Playing With Plaid: Claire McCardell’s 1956 Halter Dress
Claire McCardell enjoyed making summer dresses in the early 1950s, a time when more Americans had more leisure time and more places to enjoy it. Think of the new suburbs and their patios. McCardell made dresses for ready-to-wear from Townley Frocks and this one is an interesting take on a plaid found in the collection of the Costume Institute at the Metropolitan Museum of Art.
You can do a lot with plaids, and she decided to center the darkest of the stripes at the center front, have two of them meet up, and then positioned that same stripe along the edge of the halter as it comes up over the shoulder. This draws the eye to the bodice and thus to the face of the woman who got to wear it. It’s usually the best bet with a multi-color plaid, but ponder the possibilities when you are sewing. The dress is loose in front and then the belt pulls the dress to the waist. Of course, this means the waistline size could vary and you could tighten the belt to a comfortable fit. While some skirt designs miter the plaids, McCardell lets the plaid’s fullness take up all the space it needs, a nod to the embrace of hips in the 1950s.
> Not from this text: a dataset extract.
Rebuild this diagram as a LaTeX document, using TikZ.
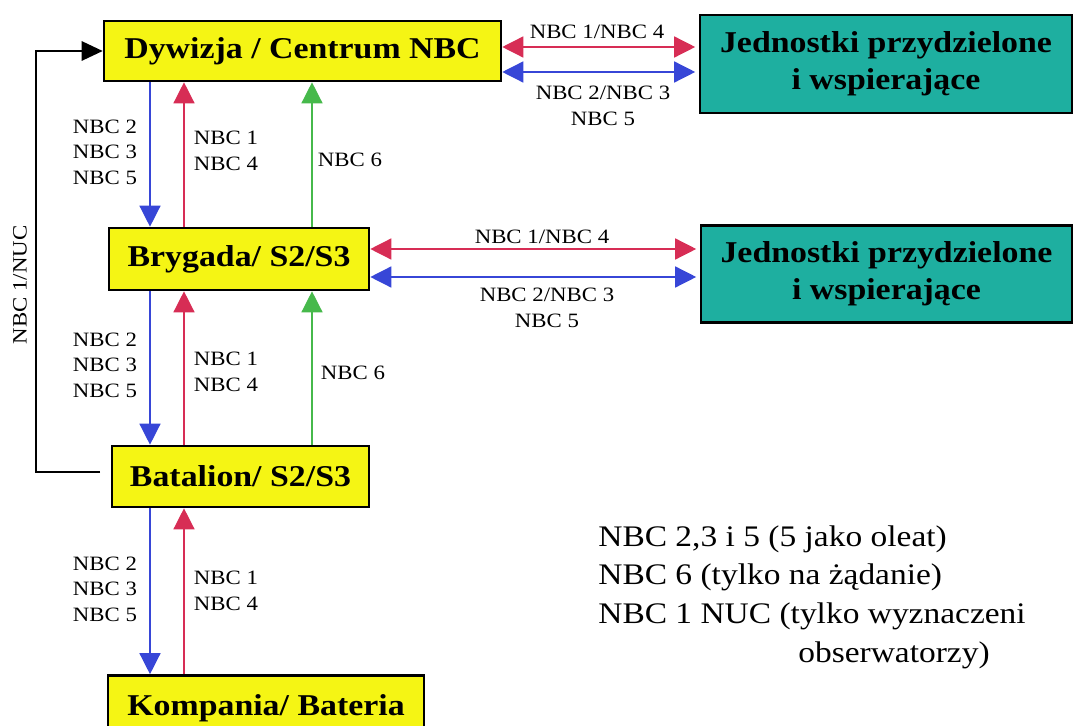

With the belt, you created the popular small waist and full skirt combination which had been fashionably since the end of post-war austerity and the coming of Christian Dior’s New Look in 1947. In fact, Dior also had dresses that were very loose and then belted in to mark the waist. But there is something in the plaid, the cotton, the halter, the general air of sportiness that marked McCardell’s American Look.